_Directive:_ Indicate only the number of lines in the listing below in which the word "matplotlib" appears.

◆ ◆ ◆ ◆

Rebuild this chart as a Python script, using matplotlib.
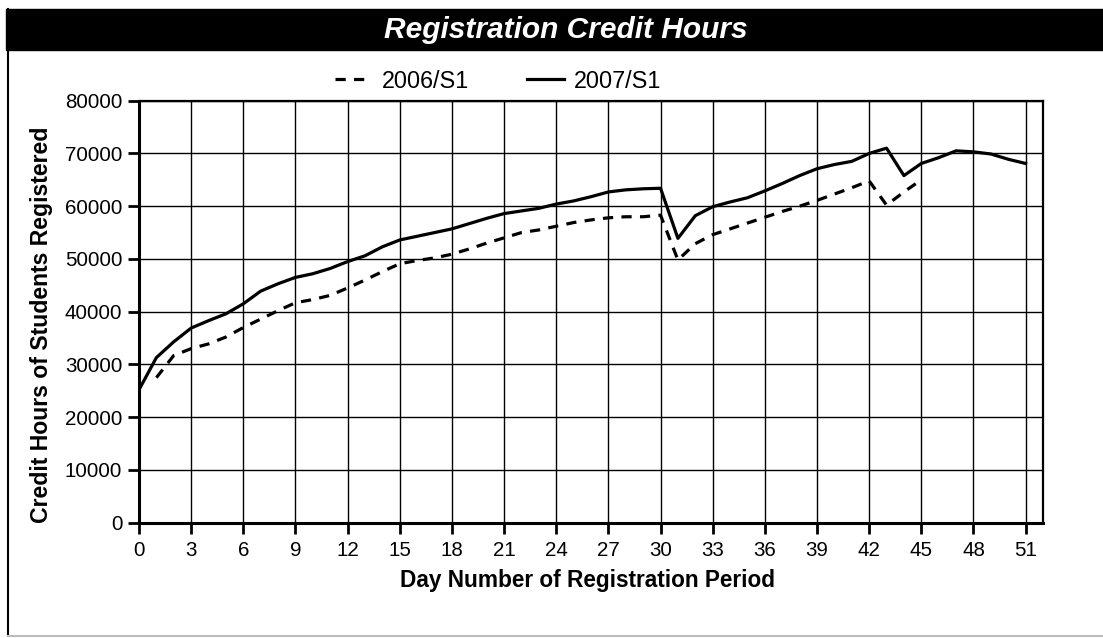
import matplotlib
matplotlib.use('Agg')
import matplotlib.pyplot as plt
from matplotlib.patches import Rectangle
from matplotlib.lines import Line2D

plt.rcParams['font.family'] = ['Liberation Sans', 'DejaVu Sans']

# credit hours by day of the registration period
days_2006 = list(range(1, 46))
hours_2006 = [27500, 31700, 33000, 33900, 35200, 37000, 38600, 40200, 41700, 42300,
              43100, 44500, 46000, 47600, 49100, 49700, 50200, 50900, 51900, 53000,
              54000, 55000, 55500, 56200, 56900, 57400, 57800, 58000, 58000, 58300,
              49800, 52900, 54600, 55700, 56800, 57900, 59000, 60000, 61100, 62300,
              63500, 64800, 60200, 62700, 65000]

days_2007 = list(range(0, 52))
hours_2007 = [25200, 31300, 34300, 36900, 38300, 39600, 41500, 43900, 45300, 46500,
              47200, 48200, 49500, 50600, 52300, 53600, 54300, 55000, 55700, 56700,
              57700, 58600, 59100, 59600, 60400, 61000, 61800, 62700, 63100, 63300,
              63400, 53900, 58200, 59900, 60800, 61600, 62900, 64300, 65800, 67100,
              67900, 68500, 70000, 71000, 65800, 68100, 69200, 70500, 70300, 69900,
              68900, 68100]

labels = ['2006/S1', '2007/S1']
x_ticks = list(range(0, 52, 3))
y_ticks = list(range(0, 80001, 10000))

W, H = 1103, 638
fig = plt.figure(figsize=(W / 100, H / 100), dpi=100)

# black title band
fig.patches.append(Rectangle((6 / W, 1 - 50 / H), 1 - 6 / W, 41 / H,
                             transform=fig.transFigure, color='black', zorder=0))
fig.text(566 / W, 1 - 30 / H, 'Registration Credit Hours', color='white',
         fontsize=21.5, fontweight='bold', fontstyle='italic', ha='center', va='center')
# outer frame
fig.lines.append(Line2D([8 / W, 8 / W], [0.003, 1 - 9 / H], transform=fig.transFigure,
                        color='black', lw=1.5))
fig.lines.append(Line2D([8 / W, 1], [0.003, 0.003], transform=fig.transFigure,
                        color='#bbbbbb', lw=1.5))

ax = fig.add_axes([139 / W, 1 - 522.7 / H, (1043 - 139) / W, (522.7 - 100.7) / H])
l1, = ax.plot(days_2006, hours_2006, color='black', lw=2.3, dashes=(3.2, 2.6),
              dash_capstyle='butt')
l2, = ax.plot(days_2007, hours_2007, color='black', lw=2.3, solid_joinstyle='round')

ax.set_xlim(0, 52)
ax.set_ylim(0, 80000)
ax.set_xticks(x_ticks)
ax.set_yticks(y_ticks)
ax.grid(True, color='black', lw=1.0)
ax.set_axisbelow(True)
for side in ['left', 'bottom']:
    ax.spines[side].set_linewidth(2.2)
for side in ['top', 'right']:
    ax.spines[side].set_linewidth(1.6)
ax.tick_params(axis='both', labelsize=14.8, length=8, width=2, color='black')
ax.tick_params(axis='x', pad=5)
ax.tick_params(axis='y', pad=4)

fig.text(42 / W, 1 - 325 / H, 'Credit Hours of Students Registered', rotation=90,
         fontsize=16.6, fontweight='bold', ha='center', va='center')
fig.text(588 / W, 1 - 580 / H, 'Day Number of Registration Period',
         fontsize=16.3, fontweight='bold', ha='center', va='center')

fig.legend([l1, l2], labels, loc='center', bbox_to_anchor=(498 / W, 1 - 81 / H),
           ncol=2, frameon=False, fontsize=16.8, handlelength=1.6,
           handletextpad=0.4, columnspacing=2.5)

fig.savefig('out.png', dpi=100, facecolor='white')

◆ ◆ ◆ ◆

_Finished answer:_ 6